[Start EXTRACTED ENTRIES]

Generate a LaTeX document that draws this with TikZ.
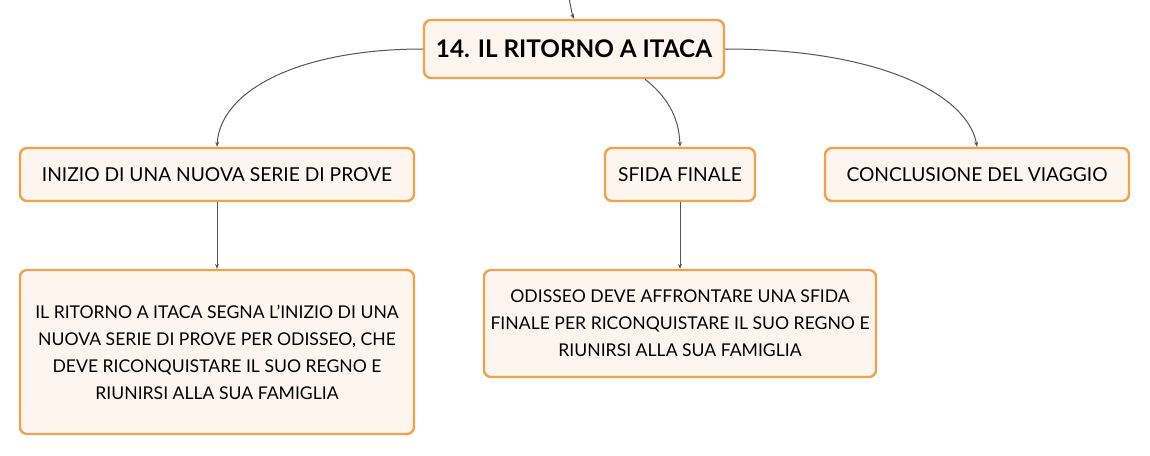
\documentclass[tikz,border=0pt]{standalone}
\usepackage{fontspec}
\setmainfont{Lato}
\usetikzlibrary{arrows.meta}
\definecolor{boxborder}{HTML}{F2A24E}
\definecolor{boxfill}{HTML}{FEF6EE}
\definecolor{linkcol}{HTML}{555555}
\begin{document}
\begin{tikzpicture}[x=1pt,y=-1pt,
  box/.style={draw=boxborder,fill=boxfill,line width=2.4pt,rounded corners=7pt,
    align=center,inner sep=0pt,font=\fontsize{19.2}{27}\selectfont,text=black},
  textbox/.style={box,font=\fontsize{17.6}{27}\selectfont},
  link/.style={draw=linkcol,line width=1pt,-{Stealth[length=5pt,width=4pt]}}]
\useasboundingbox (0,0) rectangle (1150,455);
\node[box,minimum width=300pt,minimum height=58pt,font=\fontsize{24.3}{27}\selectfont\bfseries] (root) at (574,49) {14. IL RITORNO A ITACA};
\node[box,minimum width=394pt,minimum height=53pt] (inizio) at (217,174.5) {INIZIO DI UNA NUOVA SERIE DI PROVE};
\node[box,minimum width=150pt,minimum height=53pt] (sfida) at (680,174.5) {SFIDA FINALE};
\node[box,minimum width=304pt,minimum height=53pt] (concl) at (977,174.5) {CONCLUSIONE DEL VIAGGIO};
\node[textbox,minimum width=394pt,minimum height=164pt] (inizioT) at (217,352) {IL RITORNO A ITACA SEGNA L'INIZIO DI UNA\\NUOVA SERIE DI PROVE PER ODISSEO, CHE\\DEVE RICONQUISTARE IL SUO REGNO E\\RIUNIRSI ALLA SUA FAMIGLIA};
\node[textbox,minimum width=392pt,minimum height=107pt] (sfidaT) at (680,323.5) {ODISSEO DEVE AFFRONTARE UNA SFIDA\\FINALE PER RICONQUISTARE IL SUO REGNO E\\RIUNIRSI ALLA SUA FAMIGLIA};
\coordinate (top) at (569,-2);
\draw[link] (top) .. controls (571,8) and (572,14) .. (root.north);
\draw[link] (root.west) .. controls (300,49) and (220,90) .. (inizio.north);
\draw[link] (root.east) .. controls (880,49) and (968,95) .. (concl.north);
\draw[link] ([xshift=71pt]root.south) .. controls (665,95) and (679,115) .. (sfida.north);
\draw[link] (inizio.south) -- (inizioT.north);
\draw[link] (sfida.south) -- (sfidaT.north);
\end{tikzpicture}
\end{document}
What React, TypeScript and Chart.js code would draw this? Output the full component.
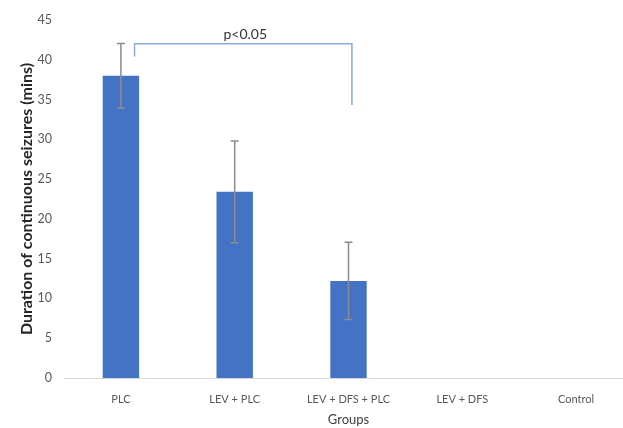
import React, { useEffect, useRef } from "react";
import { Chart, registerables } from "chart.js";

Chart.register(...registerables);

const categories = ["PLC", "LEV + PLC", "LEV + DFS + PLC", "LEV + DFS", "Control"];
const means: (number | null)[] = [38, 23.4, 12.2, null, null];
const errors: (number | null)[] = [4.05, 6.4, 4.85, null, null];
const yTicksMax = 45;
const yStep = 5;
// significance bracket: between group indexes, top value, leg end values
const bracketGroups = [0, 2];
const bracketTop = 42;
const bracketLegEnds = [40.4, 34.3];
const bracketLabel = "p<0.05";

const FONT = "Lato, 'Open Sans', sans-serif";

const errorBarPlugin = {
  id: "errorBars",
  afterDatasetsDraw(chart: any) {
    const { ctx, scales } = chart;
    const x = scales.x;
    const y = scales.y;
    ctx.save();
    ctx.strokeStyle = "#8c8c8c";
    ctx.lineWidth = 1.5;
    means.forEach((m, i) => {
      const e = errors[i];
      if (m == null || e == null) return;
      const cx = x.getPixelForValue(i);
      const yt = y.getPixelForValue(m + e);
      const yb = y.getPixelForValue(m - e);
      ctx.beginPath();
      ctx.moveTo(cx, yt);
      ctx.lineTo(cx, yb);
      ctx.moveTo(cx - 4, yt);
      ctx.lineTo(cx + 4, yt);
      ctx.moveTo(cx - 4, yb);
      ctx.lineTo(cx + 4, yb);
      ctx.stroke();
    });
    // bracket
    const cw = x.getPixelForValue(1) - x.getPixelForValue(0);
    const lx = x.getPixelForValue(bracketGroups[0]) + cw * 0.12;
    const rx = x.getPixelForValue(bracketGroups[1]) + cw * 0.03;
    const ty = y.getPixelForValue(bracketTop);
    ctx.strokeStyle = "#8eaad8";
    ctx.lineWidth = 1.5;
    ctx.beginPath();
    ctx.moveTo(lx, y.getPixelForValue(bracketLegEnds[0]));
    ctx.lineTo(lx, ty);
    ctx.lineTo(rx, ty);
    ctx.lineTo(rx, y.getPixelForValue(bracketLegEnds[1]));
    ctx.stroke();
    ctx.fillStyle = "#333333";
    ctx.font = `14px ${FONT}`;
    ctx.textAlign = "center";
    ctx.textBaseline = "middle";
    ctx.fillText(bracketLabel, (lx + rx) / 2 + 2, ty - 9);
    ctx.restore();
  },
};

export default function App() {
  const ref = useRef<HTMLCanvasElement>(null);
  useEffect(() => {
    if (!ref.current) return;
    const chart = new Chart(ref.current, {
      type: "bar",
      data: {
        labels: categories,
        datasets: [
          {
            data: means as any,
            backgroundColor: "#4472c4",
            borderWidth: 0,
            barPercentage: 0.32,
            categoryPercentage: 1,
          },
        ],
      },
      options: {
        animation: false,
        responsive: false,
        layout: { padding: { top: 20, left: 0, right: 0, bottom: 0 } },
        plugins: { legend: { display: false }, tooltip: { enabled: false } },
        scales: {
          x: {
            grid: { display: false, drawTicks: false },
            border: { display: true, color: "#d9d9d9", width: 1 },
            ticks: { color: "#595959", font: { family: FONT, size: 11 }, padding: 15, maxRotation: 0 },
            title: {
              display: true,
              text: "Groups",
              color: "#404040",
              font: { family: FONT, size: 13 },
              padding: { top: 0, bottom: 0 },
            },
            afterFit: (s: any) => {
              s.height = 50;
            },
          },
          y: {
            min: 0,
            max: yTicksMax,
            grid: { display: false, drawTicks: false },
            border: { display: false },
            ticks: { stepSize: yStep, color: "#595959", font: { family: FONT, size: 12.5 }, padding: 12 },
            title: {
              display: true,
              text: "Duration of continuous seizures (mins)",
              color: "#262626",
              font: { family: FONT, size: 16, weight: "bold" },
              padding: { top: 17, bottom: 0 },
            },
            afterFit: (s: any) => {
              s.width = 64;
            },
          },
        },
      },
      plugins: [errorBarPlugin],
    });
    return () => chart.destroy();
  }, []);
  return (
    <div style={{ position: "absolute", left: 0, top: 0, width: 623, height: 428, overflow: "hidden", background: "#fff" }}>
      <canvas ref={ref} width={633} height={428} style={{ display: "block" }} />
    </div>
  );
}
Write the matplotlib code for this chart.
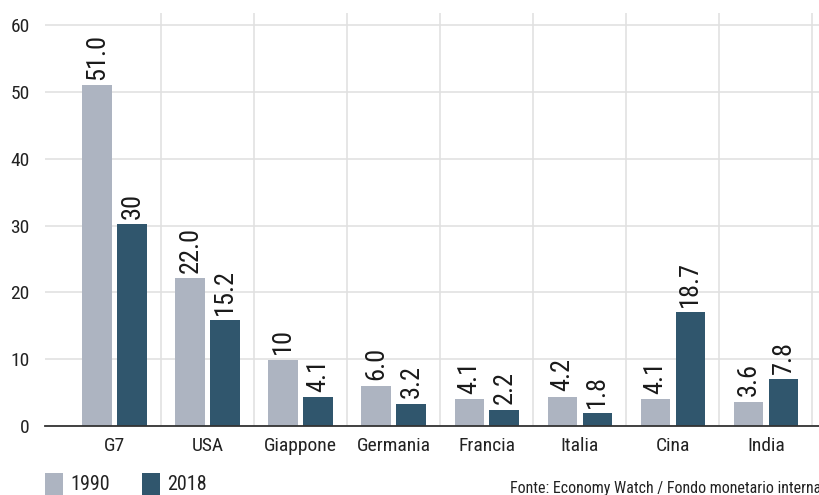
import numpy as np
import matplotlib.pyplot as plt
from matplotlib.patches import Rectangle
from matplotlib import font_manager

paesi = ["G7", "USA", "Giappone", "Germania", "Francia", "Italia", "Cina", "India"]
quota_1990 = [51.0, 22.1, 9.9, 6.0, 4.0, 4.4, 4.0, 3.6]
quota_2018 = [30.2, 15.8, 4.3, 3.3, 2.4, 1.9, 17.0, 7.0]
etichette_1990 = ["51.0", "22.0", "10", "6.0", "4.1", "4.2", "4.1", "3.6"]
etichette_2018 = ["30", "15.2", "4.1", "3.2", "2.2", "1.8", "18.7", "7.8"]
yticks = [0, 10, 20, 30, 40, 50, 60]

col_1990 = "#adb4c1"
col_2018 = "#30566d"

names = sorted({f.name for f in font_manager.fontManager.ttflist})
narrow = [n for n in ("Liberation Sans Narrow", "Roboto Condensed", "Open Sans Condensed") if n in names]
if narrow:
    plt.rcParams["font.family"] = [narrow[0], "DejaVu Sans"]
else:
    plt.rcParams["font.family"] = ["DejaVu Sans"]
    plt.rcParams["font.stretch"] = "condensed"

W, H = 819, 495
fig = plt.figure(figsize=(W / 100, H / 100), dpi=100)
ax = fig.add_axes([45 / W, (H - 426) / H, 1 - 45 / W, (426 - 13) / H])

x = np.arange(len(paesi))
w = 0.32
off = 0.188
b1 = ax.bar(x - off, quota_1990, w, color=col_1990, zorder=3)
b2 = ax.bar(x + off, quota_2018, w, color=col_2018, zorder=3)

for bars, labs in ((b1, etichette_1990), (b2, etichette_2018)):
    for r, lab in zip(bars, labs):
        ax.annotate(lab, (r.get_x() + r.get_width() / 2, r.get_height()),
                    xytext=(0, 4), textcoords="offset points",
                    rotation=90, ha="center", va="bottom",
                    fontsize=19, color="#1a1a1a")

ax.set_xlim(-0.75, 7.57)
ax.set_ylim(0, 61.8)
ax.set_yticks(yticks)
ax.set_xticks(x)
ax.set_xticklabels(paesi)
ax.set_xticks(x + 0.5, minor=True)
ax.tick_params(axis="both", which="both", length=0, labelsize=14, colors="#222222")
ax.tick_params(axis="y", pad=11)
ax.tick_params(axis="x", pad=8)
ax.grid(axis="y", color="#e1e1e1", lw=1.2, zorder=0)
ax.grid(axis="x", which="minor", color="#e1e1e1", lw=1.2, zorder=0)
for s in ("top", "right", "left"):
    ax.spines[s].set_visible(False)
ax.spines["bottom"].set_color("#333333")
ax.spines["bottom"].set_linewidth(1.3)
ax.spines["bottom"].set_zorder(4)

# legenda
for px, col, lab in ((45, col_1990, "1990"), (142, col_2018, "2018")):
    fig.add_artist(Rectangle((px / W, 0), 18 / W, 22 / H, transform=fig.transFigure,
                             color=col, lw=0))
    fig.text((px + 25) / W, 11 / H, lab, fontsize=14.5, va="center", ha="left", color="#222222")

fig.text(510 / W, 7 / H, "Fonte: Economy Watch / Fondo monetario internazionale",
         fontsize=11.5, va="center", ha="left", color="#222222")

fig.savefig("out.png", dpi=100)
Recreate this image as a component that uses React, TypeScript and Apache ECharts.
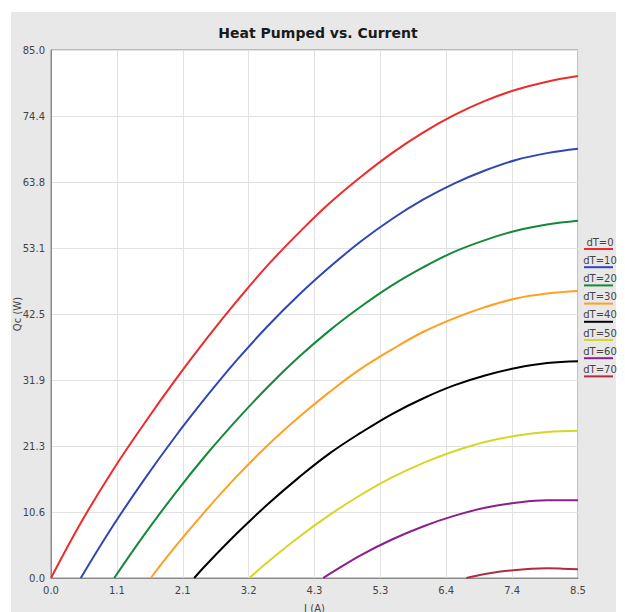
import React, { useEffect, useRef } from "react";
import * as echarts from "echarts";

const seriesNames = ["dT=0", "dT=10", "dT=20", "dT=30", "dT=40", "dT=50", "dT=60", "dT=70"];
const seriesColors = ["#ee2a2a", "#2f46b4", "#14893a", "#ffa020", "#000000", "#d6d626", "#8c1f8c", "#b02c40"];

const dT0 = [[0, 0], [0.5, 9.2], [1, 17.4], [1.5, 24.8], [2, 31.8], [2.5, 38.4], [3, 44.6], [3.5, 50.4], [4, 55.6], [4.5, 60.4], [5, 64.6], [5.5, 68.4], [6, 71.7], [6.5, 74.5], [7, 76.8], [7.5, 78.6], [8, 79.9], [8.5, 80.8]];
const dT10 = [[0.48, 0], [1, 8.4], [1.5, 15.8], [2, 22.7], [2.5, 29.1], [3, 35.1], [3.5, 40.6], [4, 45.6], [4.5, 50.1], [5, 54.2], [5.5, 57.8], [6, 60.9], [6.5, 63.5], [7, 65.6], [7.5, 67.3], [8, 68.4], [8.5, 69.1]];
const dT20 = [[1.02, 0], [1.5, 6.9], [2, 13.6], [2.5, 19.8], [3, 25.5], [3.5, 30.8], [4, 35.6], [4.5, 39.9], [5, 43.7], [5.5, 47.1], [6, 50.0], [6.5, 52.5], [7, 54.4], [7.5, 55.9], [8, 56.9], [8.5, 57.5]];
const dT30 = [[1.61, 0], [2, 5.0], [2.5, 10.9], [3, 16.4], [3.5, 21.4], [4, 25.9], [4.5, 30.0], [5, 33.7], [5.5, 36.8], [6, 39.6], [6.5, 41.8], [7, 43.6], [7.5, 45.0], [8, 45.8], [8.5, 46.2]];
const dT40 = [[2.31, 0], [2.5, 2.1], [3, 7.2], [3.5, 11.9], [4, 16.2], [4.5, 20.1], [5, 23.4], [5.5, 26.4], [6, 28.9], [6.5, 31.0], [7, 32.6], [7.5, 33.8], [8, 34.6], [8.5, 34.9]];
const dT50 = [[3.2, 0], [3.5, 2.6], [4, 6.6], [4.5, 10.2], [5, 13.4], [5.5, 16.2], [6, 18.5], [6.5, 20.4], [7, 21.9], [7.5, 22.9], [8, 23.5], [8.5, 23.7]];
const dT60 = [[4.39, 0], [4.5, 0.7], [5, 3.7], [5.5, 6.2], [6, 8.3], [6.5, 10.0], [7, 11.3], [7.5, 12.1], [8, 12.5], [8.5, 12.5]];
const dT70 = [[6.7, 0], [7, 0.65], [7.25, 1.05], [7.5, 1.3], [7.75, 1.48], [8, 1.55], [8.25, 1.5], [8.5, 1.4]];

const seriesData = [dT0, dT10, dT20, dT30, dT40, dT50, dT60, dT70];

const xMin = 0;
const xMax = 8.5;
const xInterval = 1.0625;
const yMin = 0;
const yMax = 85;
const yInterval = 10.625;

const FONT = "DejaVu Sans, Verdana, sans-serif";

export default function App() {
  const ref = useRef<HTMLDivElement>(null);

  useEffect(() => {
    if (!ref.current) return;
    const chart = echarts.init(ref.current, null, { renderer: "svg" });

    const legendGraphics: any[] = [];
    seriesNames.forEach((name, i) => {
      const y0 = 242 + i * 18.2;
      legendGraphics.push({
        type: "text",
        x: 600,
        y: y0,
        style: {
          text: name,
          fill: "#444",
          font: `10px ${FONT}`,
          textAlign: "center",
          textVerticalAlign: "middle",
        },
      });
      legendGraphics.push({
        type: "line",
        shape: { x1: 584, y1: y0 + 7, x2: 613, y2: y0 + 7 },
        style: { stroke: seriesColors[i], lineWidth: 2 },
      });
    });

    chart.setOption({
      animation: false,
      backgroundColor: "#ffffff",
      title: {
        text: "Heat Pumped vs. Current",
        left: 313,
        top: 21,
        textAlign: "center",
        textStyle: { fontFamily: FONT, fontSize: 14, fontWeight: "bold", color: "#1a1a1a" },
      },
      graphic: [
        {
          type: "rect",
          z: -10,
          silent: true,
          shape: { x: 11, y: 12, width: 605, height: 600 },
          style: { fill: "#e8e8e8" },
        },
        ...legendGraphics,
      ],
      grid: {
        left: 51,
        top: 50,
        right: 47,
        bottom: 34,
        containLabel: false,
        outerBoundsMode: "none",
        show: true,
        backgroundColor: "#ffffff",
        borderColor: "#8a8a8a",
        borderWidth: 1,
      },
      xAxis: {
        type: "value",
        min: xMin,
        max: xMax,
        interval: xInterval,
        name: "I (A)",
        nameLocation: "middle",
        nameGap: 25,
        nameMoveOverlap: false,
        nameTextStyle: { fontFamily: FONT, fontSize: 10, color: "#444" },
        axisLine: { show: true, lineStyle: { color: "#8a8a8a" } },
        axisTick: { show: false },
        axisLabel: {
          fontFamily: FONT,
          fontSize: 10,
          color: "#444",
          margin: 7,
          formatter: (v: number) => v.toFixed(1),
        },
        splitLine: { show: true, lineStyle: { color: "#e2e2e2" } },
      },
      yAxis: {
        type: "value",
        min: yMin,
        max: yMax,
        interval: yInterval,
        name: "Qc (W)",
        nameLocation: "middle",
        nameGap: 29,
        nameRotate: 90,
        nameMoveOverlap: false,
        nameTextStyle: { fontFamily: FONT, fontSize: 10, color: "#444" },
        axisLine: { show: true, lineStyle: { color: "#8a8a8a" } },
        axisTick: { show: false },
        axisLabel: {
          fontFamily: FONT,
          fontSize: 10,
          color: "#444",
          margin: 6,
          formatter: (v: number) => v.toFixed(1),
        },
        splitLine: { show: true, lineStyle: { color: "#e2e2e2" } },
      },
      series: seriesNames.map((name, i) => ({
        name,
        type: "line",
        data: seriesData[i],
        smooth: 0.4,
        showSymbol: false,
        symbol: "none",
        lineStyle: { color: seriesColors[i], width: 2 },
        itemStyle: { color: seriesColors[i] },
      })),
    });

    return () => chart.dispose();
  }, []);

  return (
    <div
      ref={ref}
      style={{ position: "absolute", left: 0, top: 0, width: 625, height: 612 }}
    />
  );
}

[End EXTRACTED ENTRIES]

BRIEF:
Exactly how many lines of the listing above contain the string "TypeScript"? Give no more than the number.

EXERCISE RESPONSE:
2